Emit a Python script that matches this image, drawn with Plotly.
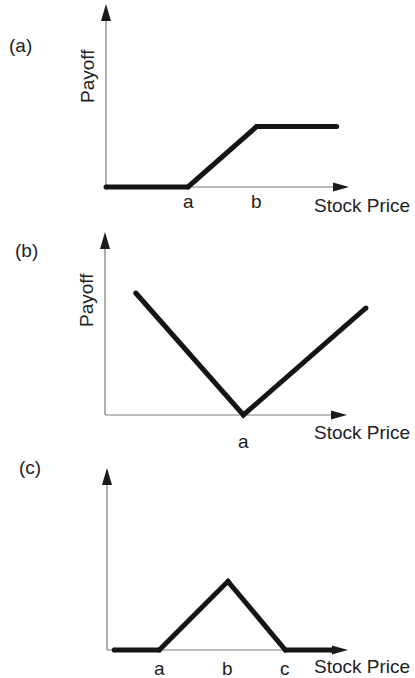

==

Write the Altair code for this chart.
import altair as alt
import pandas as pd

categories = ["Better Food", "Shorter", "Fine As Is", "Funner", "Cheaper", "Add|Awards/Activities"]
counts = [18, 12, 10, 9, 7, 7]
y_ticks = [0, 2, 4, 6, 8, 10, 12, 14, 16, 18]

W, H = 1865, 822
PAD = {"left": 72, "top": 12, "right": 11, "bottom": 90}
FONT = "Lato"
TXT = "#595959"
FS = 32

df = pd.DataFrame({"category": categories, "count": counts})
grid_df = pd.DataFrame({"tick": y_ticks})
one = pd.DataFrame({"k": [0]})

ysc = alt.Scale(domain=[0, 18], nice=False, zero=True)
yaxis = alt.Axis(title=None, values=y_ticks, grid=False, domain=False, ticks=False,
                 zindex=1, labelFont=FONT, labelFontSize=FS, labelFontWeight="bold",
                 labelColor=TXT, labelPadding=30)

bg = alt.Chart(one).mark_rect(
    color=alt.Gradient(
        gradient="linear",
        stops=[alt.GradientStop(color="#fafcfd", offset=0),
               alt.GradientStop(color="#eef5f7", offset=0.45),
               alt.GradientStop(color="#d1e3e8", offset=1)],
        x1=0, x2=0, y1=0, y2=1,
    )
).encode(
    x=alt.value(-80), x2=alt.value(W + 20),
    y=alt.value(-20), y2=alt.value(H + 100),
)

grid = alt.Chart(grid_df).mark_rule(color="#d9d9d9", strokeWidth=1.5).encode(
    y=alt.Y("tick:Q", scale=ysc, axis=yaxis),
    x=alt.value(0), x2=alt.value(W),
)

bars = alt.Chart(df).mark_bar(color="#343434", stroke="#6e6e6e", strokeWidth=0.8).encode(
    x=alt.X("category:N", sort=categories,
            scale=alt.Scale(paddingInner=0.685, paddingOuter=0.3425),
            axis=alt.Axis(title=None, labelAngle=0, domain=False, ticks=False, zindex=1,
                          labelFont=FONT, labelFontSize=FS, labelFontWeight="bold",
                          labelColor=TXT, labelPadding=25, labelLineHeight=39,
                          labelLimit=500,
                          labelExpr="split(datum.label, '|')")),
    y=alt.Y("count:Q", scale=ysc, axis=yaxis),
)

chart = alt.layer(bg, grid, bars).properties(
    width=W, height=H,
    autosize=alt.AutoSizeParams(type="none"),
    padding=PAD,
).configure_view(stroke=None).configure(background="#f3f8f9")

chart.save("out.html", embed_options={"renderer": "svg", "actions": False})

▸ Required work:
Check the data for the word "this" and pull out the lines that have it.

▸ Output of the task:
Emit a Python script that matches this image, drawn with Plotly.
Write the Altair code for this chart.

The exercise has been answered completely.